Numerous implantable medical devices exist today that implement a variety of detection schemes and therapies to address various cardiac arrhythmias while supporting heart function to facilitate adequate blood flow to fulfill the needs of the body's tissues. Typically, the heart loses propulsive power because the cardiac muscle loses capacity to stretch and contract. Often, the ventricles do not adequately fill with blood between heartbeats and the valves regulating blood flow may become leaky, allowing regurgitation or backflow of blood. The impairment of arterial circulation deprives vital organs of oxygen and nutrients. Fatigue, weakness, and inability to carry out daily tasks may result.
Not all cardiac patients suffer debilitating symptoms immediately. Some may live actively for years. Yet, with few exceptions, the disease is relentlessly progressive. As cardiac disease progresses, it tends to become increasingly difficult to manage. Even the compensatory responses it triggers in the body may themselves eventually complicate the clinical prognosis. For example, when the heart attempts to compensate for reduced cardiac output, it adds muscle causing the ventricles to grow in volume in an attempt to pump more blood with each heartbeat. This places a still higher demand on the heart's oxygen supply. If the oxygen supply falls short of the growing demand, as it often does, further injury to the heart may result. The additional muscle mass may also stiffen the heart walls to hamper rather than assist in providing cardiac output.

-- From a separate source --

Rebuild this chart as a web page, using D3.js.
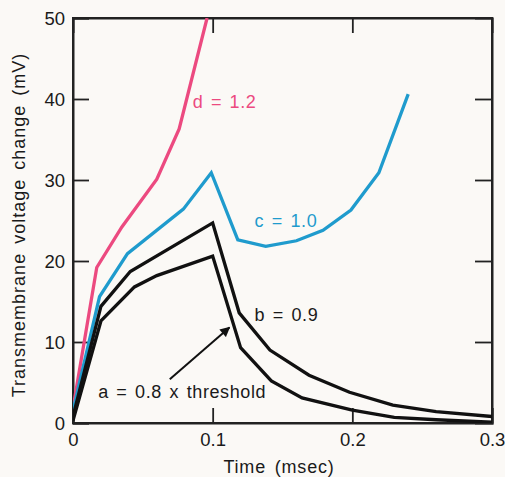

Current standard treatment for cardiac diseases is typically centered around treatment with medicine. Cardiac surgery has also been performed on a small percentage of patients with particular etiologies. Although advances in pharmacological therapy have significantly improved the survival rate and quality of life of patients, some cardiac patients are refractory to drug therapy, have a poor prognosis and limited exercise tolerance. In recent years, implantable cardiac devices, such as pacemakers and implantable cardioverter defibrillators (ICDs) have emerged as effective treatments for many patients with drug-refractory cardiac disease.
For implantable device systems, safety and ease of operation are important. In at least some known systems, a user (e.g., a physician) must program, into the implantable device prior to or during implantation, lead configurations for the implantable device based on the type of lead implanted. Further, nearly all modern cardiac implantable systems that support pacing require an external instrument a programmer) to perform the programming. Accordingly, it would be desirable to have an implantable device that is able to automatically determine pace and sense configurations to provide cardiac support to the patient with or without pre-programming, improving flexibility for the system and reducing time required for the implantation procedure.